══ Information supplied

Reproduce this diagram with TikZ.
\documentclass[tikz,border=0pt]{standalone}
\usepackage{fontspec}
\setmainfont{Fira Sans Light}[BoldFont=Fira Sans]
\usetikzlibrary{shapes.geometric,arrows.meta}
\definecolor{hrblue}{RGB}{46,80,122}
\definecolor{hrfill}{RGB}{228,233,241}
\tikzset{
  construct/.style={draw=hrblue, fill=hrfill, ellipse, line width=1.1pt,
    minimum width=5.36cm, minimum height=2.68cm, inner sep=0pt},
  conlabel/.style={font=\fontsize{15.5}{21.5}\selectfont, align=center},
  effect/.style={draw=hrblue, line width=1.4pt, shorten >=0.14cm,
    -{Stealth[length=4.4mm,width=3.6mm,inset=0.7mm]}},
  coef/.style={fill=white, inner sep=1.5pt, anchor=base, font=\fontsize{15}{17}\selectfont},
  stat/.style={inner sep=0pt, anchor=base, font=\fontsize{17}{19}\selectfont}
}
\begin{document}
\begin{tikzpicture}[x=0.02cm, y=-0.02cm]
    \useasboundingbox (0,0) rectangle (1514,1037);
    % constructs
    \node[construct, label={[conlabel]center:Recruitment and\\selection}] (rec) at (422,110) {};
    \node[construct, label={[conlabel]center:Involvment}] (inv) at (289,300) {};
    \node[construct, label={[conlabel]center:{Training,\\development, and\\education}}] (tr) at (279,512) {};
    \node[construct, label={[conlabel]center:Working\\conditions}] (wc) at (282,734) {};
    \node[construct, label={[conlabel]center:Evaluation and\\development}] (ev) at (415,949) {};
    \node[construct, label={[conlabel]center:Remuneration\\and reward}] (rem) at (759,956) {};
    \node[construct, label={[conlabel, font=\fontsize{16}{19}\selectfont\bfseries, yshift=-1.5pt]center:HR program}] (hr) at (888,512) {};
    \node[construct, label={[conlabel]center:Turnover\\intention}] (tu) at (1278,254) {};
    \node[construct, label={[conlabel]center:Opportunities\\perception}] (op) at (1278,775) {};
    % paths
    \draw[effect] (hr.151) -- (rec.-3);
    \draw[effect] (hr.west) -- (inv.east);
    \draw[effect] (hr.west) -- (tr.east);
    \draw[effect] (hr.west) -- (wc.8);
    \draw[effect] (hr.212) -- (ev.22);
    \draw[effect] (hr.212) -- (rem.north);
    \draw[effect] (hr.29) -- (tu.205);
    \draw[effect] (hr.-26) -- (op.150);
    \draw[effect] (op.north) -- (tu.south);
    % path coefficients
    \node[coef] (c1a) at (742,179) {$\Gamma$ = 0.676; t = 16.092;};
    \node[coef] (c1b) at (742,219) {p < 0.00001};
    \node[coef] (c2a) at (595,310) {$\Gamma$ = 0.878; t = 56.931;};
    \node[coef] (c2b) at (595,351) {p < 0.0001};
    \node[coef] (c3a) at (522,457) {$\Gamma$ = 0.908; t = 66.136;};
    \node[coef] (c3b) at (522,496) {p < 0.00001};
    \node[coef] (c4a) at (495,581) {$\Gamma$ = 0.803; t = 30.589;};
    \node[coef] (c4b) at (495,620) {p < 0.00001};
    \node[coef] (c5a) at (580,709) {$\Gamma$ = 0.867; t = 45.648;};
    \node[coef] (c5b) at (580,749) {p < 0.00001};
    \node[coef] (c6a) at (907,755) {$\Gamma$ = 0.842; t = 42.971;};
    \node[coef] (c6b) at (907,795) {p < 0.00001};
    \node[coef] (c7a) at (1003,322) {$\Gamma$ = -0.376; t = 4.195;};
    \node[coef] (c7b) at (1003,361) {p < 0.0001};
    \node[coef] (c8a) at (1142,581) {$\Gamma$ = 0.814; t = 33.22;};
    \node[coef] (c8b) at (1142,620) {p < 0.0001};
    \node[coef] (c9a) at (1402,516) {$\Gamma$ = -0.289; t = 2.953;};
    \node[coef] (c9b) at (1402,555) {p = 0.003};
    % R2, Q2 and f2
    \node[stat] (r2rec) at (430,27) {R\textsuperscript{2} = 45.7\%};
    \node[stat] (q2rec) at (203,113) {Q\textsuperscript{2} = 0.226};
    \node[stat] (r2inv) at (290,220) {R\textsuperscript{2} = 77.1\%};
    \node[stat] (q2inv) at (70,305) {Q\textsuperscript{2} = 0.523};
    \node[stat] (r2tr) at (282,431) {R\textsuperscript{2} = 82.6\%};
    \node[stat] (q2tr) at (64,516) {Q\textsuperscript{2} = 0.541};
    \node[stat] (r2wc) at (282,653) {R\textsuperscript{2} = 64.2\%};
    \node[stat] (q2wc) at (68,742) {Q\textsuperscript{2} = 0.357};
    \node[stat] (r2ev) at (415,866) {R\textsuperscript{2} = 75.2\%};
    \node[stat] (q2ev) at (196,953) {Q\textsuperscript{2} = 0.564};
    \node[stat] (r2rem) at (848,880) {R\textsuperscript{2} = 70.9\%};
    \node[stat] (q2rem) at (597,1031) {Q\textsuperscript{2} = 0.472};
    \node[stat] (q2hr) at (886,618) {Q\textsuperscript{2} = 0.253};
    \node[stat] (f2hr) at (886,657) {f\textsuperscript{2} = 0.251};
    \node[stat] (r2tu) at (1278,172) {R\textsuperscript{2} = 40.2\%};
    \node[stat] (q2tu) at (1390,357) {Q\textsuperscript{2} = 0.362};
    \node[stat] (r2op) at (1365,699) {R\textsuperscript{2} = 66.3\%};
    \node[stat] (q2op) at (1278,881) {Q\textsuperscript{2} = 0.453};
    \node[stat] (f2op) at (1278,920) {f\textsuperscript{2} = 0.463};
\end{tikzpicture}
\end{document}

════

## Short task:
Write out every line of the material again, exactly as it reads.

## Answer to this exercise:
Reproduce this diagram with TikZ.
\documentclass[tikz,border=0pt]{standalone}
\usepackage{fontspec}
\setmainfont{Fira Sans Light}[BoldFont=Fira Sans]
\usetikzlibrary{shapes.geometric,arrows.meta}
\definecolor{hrblue}{RGB}{46,80,122}
\definecolor{hrfill}{RGB}{228,233,241}
\tikzset{
  construct/.style={draw=hrblue, fill=hrfill, ellipse, line width=1.1pt,
    minimum width=5.36cm, minimum height=2.68cm, inner sep=0pt},
  conlabel/.style={font=\fontsize{15.5}{21.5}\selectfont, align=center},
  effect/.style={draw=hrblue, line width=1.4pt, shorten >=0.14cm,
    -{Stealth[length=4.4mm,width=3.6mm,inset=0.7mm]}},
  coef/.style={fill=white, inner sep=1.5pt, anchor=base, font=\fontsize{15}{17}\selectfont},
  stat/.style={inner sep=0pt, anchor=base, font=\fontsize{17}{19}\selectfont}
}
\begin{document}
\begin{tikzpicture}[x=0.02cm, y=-0.02cm]
    \useasboundingbox (0,0) rectangle (1514,1037);
    % constructs
    \node[construct, label={[conlabel]center:Recruitment and\\selection}] (rec) at (422,110) {};
    \node[construct, label={[conlabel]center:Involvment}] (inv) at (289,300) {};
    \node[construct, label={[conlabel]center:{Training,\\development, and\\education}}] (tr) at (279,512) {};
    \node[construct, label={[conlabel]center:Working\\conditions}] (wc) at (282,734) {};
    \node[construct, label={[conlabel]center:Evaluation and\\development}] (ev) at (415,949) {};
    \node[construct, label={[conlabel]center:Remuneration\\and reward}] (rem) at (759,956) {};
    \node[construct, label={[conlabel, font=\fontsize{16}{19}\selectfont\bfseries, yshift=-1.5pt]center:HR program}] (hr) at (888,512) {};
    \node[construct, label={[conlabel]center:Turnover\\intention}] (tu) at (1278,254) {};
    \node[construct, label={[conlabel]center:Opportunities\\perception}] (op) at (1278,775) {};
    % paths
    \draw[effect] (hr.151) -- (rec.-3);
    \draw[effect] (hr.west) -- (inv.east);
    \draw[effect] (hr.west) -- (tr.east);
    \draw[effect] (hr.west) -- (wc.8);
    \draw[effect] (hr.212) -- (ev.22);
    \draw[effect] (hr.212) -- (rem.north);
    \draw[effect] (hr.29) -- (tu.205);
    \draw[effect] (hr.-26) -- (op.150);
    \draw[effect] (op.north) -- (tu.south);
    % path coefficients
    \node[coef] (c1a) at (742,179) {$\Gamma$ = 0.676; t = 16.092;};
    \node[coef] (c1b) at (742,219) {p < 0.00001};
    \node[coef] (c2a) at (595,310) {$\Gamma$ = 0.878; t = 56.931;};
    \node[coef] (c2b) at (595,351) {p < 0.0001};
    \node[coef] (c3a) at (522,457) {$\Gamma$ = 0.908; t = 66.136;};
    \node[coef] (c3b) at (522,496) {p < 0.00001};
    \node[coef] (c4a) at (495,581) {$\Gamma$ = 0.803; t = 30.589;};
    \node[coef] (c4b) at (495,620) {p < 0.00001};
    \node[coef] (c5a) at (580,709) {$\Gamma$ = 0.867; t = 45.648;};
    \node[coef] (c5b) at (580,749) {p < 0.00001};
    \node[coef] (c6a) at (907,755) {$\Gamma$ = 0.842; t = 42.971;};
    \node[coef] (c6b) at (907,795) {p < 0.00001};
    \node[coef] (c7a) at (1003,322) {$\Gamma$ = -0.376; t = 4.195;};
    \node[coef] (c7b) at (1003,361) {p < 0.0001};
    \node[coef] (c8a) at (1142,581) {$\Gamma$ = 0.814; t = 33.22;};
    \node[coef] (c8b) at (1142,620) {p < 0.0001};
    \node[coef] (c9a) at (1402,516) {$\Gamma$ = -0.289; t = 2.953;};
    \node[coef] (c9b) at (1402,555) {p = 0.003};
    % R2, Q2 and f2
    \node[stat] (r2rec) at (430,27) {R\textsuperscript{2} = 45.7\%};
    \node[stat] (q2rec) at (203,113) {Q\textsuperscript{2} = 0.226};
    \node[stat] (r2inv) at (290,220) {R\textsuperscript{2} = 77.1\%};
    \node[stat] (q2inv) at (70,305) {Q\textsuperscript{2} = 0.523};
    \node[stat] (r2tr) at (282,431) {R\textsuperscript{2} = 82.6\%};
    \node[stat] (q2tr) at (64,516) {Q\textsuperscript{2} = 0.541};
    \node[stat] (r2wc) at (282,653) {R\textsuperscript{2} = 64.2\%};
    \node[stat] (q2wc) at (68,742) {Q\textsuperscript{2} = 0.357};
    \node[stat] (r2ev) at (415,866) {R\textsuperscript{2} = 75.2\%};
    \node[stat] (q2ev) at (196,953) {Q\textsuperscript{2} = 0.564};
    \node[stat] (r2rem) at (848,880) {R\textsuperscript{2} = 70.9\%};
    \node[stat] (q2rem) at (597,1031) {Q\textsuperscript{2} = 0.472};
    \node[stat] (q2hr) at (886,618) {Q\textsuperscript{2} = 0.253};
    \node[stat] (f2hr) at (886,657) {f\textsuperscript{2} = 0.251};
    \node[stat] (r2tu) at (1278,172) {R\textsuperscript{2} = 40.2\%};
    \node[stat] (q2tu) at (1390,357) {Q\textsuperscript{2} = 0.362};
    \node[stat] (r2op) at (1365,699) {R\textsuperscript{2} = 66.3\%};
    \node[stat] (q2op) at (1278,881) {Q\textsuperscript{2} = 0.453};
    \node[stat] (f2op) at (1278,920) {f\textsuperscript{2} = 0.463};
\end{tikzpicture}
\end{document}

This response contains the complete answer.